Why do gas prices change all the time?

Retail gasoline prices are affected by a variety of reasons. The price is mainly affected by crude oil prices, which is driven by supply and demand relationships. When the OPEC countries face shortages or have major conflicts you can expect the rest of the worlds’ gas prices to raise.

Another reason for gas prices to fluctuate is the changing of the seasons. Even if there is a stable supply of crude oil the gas prices will vary depending on the season. Gas prices tend to rise in the spring and peak in the late summer. This is due to the increased driving caused by better weather and vacations. In the U.S. there is about a 5% increase in demand during this part of the year compared to the rest.

Other factors that are incorporated into the final price of gas are distributing, marketing, refining, and taxes. Federal and state taxes are the second largest price factored into the final price of gasoline (crude oil price being the largest). Then come refining costs followed by distributing and marketing.
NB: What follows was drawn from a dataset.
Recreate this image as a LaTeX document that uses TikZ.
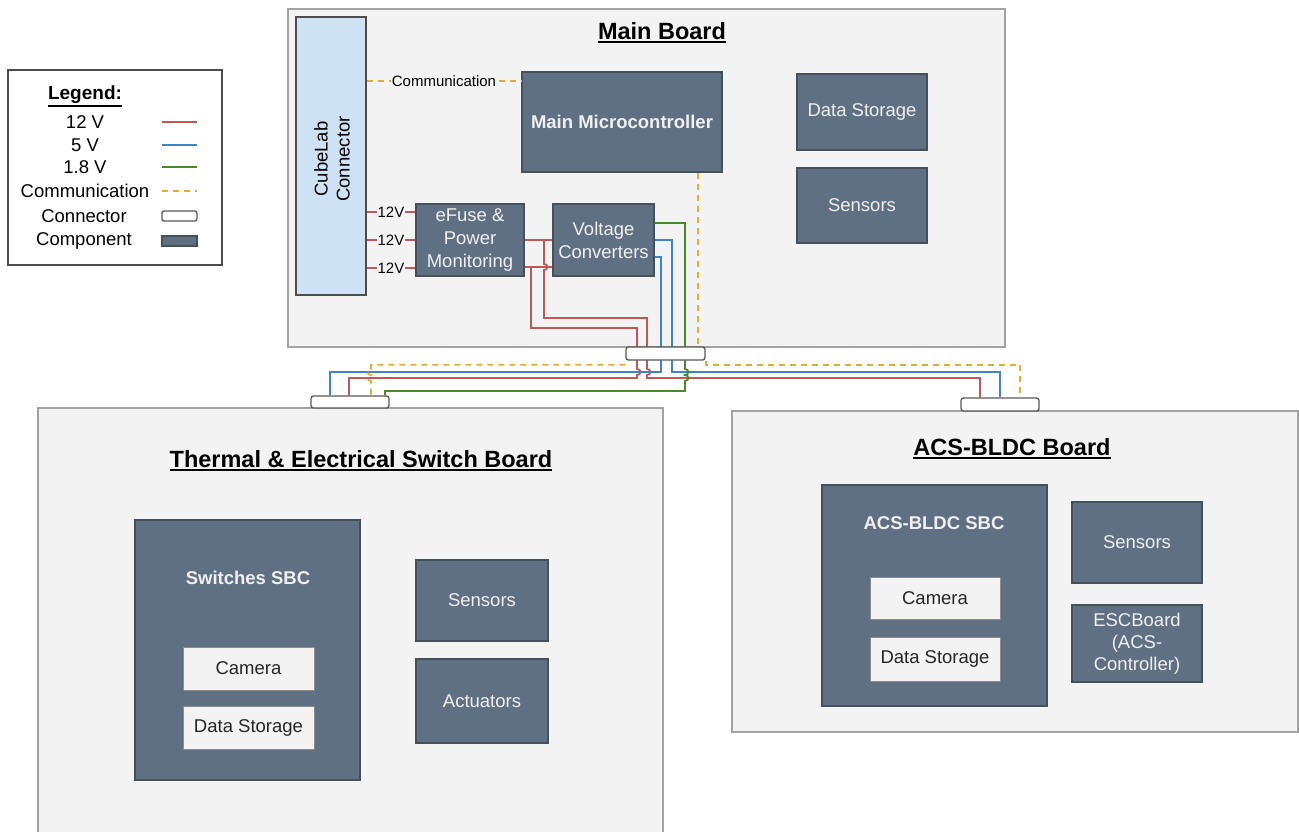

Some areas within the country face higher prices than others. This is can be due to distance from supply. Regions that are far from the pipelines generally have to pay more at the pump. Most of the major pipelines start in the Gulf Coast so the surrounding regions generally have the lowest prices. Another reason for differences of price can come from supply disruptions. Hurricane Katrina is an example of a disruption, causing gas prices in that area to go up because that region had to get its supply from other areas.